Carol Brice (April 16, 1918 – February 15, 1985) was an American contralto. Born in Sedalia, North Carolina, she studied at Palmer Memorial Institute and later at Talladega College in Talladega, Alabama, where she received a Bachelor of Music in 1939. She continued her studies at the Juilliard School of Music from 1939 to 1943. She attracted considerable attention for her role in a 1939 production of The Hot Mikado at the New York World's Fair, where she worked with Bill "Bojangles" Robinson. Brice made her recital debut in 1943, that year becoming the first African-American to win the Walter Naumburg Award. Her concerts often featured the piano accompaniment of her brother, Jonathan Brice. In 1945 she taught briefly at Black Mountain College.

She was the featured contralto on the February 5, 1946 recording of Manuel de Falla's El Amor Brujo conducted by Fritz Reiner with the Pittsburgh Symphony Orchestra. (Columbia Masterworks MM-633, 3 12" 78 RPM discs. Also LP ML-2006).

Her performances on Broadway included the role of Kakou in the original 1959 cast of Saratoga, the role of Maude in a 1960 revival of Finian's Rainbow, the role of Catherine Creek in the original 1971 musical production of The Grass Harp, and the role of Maria in a 1976 revival of Porgy & Bess. Her opera performances included roles in Clarence Cameron White's Ouanga and Marc Blitzstein's Regina.
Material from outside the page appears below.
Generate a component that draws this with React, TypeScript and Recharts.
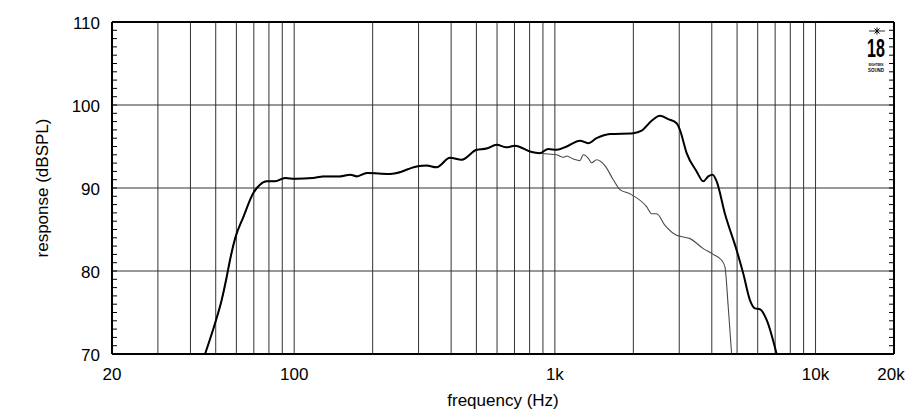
import React from 'react';
import { LineChart, Line, XAxis, YAxis, ReferenceLine } from 'recharts';

// On-axis response (thick black)
const mainFreq = [45.5, 49.7, 52.7, 55.1, 56.7, 59.3, 63.8, 69.7, 73.9, 78.4, 84.4, 92.2, 100.7, 118, 129, 150, 164, 174, 190, 233, 247, 295, 322, 352, 396, 439, 501, 547, 598, 653, 703, 802, 876, 943, 1016, 1110, 1248, 1342, 1446, 1627, 1998, 2152, 2351, 2530, 2722, 2932, 3018, 3203, 3498, 3708, 3876, 4030, 4175, 4492, 4982, 5281, 5602, 5856, 6119, 6493, 7091];
const mainSpl = [70, 73.7, 76.5, 79.3, 81.3, 83.9, 86.5, 89.4, 90.4, 90.8, 90.8, 91.2, 91.1, 91.2, 91.4, 91.4, 91.6, 91.4, 91.8, 91.7, 91.8, 92.6, 92.7, 92.5, 93.65, 93.4, 94.6, 94.75, 95.2, 94.9, 95.1, 94.4, 94.2, 94.7, 94.6, 95.0, 95.7, 95.4, 96.0, 96.5, 96.6, 96.9, 98.1, 98.7, 98.3, 97.8, 97.0, 94.2, 92.0, 90.8, 91.4, 91.6, 90.8, 86.9, 82.5, 79.7, 76.5, 75.5, 75.4, 74.1, 70];

// Off-axis response (thin grey)
const offFreq = [45.5, 49.7, 52.7, 55.1, 56.7, 59.3, 63.8, 69.7, 73.9, 78.4, 84.4, 92.2, 100.7, 118, 129, 150, 164, 174, 190, 233, 247, 295, 322, 352, 396, 439, 501, 547, 598, 653, 703, 802, 876, 943, 1016, 1077, 1110, 1177, 1248, 1285, 1342, 1384, 1446, 1556, 1675, 1777, 1940, 2249, 2351, 2458, 2645, 2932, 3108, 3298, 3708, 4051, 4363, 4492, 4624, 4766];
const offSpl = [70, 73.7, 76.5, 79.3, 81.3, 83.9, 86.5, 89.4, 90.4, 90.8, 90.8, 91.2, 91.1, 91.2, 91.4, 91.4, 91.6, 91.4, 91.8, 91.7, 91.8, 92.6, 92.7, 92.5, 93.65, 93.4, 94.6, 94.75, 95.2, 94.9, 95.1, 94.4, 94.2, 94.1, 94.0, 93.7, 93.85, 93.5, 93.3, 94.0, 93.6, 93.05, 93.4, 92.7, 91.0, 89.8, 89.3, 87.75, 86.9, 86.9, 85.5, 84.3, 84.1, 83.9, 82.7, 82.0, 81.3, 80.5, 75.7, 70];

const xTicks = [20, 100, 1000, 10000, 20000];
const xTickLabels = ['20', '100', '1k', '10k', '20k'];
const yMajorTicks = [70, 80, 90, 100, 110];
const yMinorTicks = [70, 71, 72, 73, 74, 75, 76, 77, 78, 79, 80, 81, 82, 83, 84, 85, 86, 87, 88, 89, 90, 91, 92, 93, 94, 95, 96, 97, 98, 99, 100, 101, 102, 103, 104, 105, 106, 107, 108, 109, 110];
const gridFreqs = [30, 40, 50, 60, 70, 80, 90, 100, 200, 300, 400, 500, 600, 700, 800, 900, 1000, 2000, 3000, 4000, 5000, 6000, 7000, 8000, 9000, 10000];
const gridLevels = [80, 90, 100];

const mainData = mainFreq.map((f, i) => ({ f, spl: mainSpl[i] }));
const offData = offFreq.map((f, i) => ({ f, spl: offSpl[i] }));

const FONT = '"Liberation Sans", Arial, Helvetica, sans-serif';

const LeftTick = (props: any) => {
  const { x, y, payload } = props;
  const v = payload.value;
  return (
    <g>
      <line x1={x} x2={x + 5} y1={y} y2={y} stroke="#000" strokeWidth={1} />
      {yMajorTicks.includes(v) && (
        <text x={x - 12} y={y + 7} textAnchor="end" fontSize={17} fontFamily={FONT} fill="#000">
          {v}
        </text>
      )}
    </g>
  );
};

const RightTick = (props: any) => {
  const { x, y } = props;
  return <line x1={x - 5} x2={x} y1={y} y2={y} stroke="#000" strokeWidth={1} />;
};

const BottomTick = (props: any) => {
  const { x, y, payload } = props;
  const idx = xTicks.indexOf(payload.value);
  const label = idx >= 0 ? xTickLabels[idx] : '';
  const shift = idx === xTicks.length - 1 ? -3 : 0;
  return (
    <text x={x + shift} y={y + 26} textAnchor="middle" fontSize={17} fontFamily={FONT} fill="#000">
      {label}
    </text>
  );
};

const YTitle = (props: any) => {
  const vb = props.viewBox || { x: 0, y: 22, width: 112, height: 332 };
  const cx = vb.x + 42;
  const cy = vb.y + vb.height / 2;
  return (
    <text x={cx} y={cy} transform={`rotate(-90 ${cx} ${cy})`} textAnchor="middle" dominantBaseline="central" fontSize={17} fontFamily={FONT} fill="#000">
      response (dBSPL)
    </text>
  );
};

const XTitle = (props: any) => {
  const vb = props.viewBox || { x: 112, y: 354, width: 782, height: 58 };
  const cx = vb.x + vb.width / 2;
  return (
    <text x={cx} y={vb.y + 52} textAnchor="middle" fontSize={17} fontFamily={FONT} fill="#000">
      frequency (Hz)
    </text>
  );
};

const Logo = () => (
  <svg width={914} height={412} style={{ position: 'absolute', left: 0, top: 0, pointerEvents: 'none' }}>
    <line x1={869} x2={885} y1={31} y2={31} stroke="#000" strokeWidth={0.8} />
    <line x1={877} x2={877} y1={27.5} y2={34.5} stroke="#000" strokeWidth={1} />
    <line x1={874.5} x2={879.5} y1={28.5} y2={33.5} stroke="#000" strokeWidth={1} />
    <line x1={879.5} x2={874.5} y1={28.5} y2={33.5} stroke="#000" strokeWidth={1} />
    <text transform="translate(876,56.5) scale(0.64,1)" textAnchor="middle" fontSize={25} fontWeight="bold" fontFamily={FONT} fill="#000">
      18
    </text>
    <text transform="translate(876,65.5) scale(0.8,1)" textAnchor="middle" fontSize={3.6} fontWeight="bold" fontFamily={FONT} fill="#000">
      EIGHTEEN
    </text>
    <text transform="translate(876,71.5) scale(0.8,1)" textAnchor="middle" fontSize={5.5} fontWeight="bold" fontFamily={FONT} fill="#000">
      SOUND
    </text>
  </svg>
);

export default function App() {
  return (
    <div style={{ position: 'absolute', left: 0, top: 0, width: 914, height: 412, background: '#fff' }}>
      <LineChart width={914} height={412} margin={{ top: 22, right: 0, bottom: 0, left: 0 }}>
        <XAxis
          dataKey="f"
          type="number"
          scale="log"
          domain={[20, 20000]}
          allowDataOverflow
          ticks={xTicks}
          interval={0}
          tickSize={0}
          tickMargin={0}
          tickLine={false}
          tick={<BottomTick />}
          height={58}
          axisLine={{ stroke: '#000', strokeWidth: 2 }}
          label={<XTitle />}
        />
        <YAxis
          yAxisId="left"
          type="number"
          domain={[70, 110]}
          allowDataOverflow
          ticks={yMinorTicks}
          interval={0}
          tickSize={0}
          tickMargin={0}
          tickLine={false}
          tick={<LeftTick />}
          width={112}
          axisLine={{ stroke: '#000', strokeWidth: 2 }}
          label={<YTitle />}
        />
        <YAxis
          yAxisId="right"
          orientation="right"
          type="number"
          domain={[70, 110]}
          allowDataOverflow
          ticks={yMinorTicks}
          interval={0}
          tickSize={0}
          tickMargin={0}
          tickLine={false}
          tick={<RightTick />}
          width={20}
          axisLine={{ stroke: '#000', strokeWidth: 2 }}
        />
        {gridFreqs.map((g) => (
          <ReferenceLine key={'vx' + g} x={g} yAxisId="left" stroke="#333" strokeWidth={1} />
        ))}
        {gridLevels.map((g) => (
          <ReferenceLine key={'hy' + g} y={g} yAxisId="left" stroke="#333" strokeWidth={1} />
        ))}
        <ReferenceLine y={110} yAxisId="left" stroke="#000" strokeWidth={2} />
        <Line
          data={offData}
          dataKey="spl"
          yAxisId="left"
          type="monotone"
          stroke="#4a4a4a"
          strokeWidth={1.1}
          dot={false}
          isAnimationActive={false}
        />
        <Line
          data={mainData}
          dataKey="spl"
          yAxisId="left"
          type="monotone"
          stroke="#000"
          strokeWidth={2}
          dot={false}
          isAnimationActive={false}
        />
      </LineChart>
      <Logo />
    </div>
  );
}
Brice began teaching at the University of Oklahoma at Norman in 1974. She later founded the non-profit Cimarron Circuit Opera Company in Oklahoma with her husband, the baritone Thomas Carey. She supported lynching victim Isaiah Nixon's widow financially after Nixon was killed in 1948. Brice died in Norman, Oklahoma of cancer, survived by her husband, brother, two children and six grandchildren.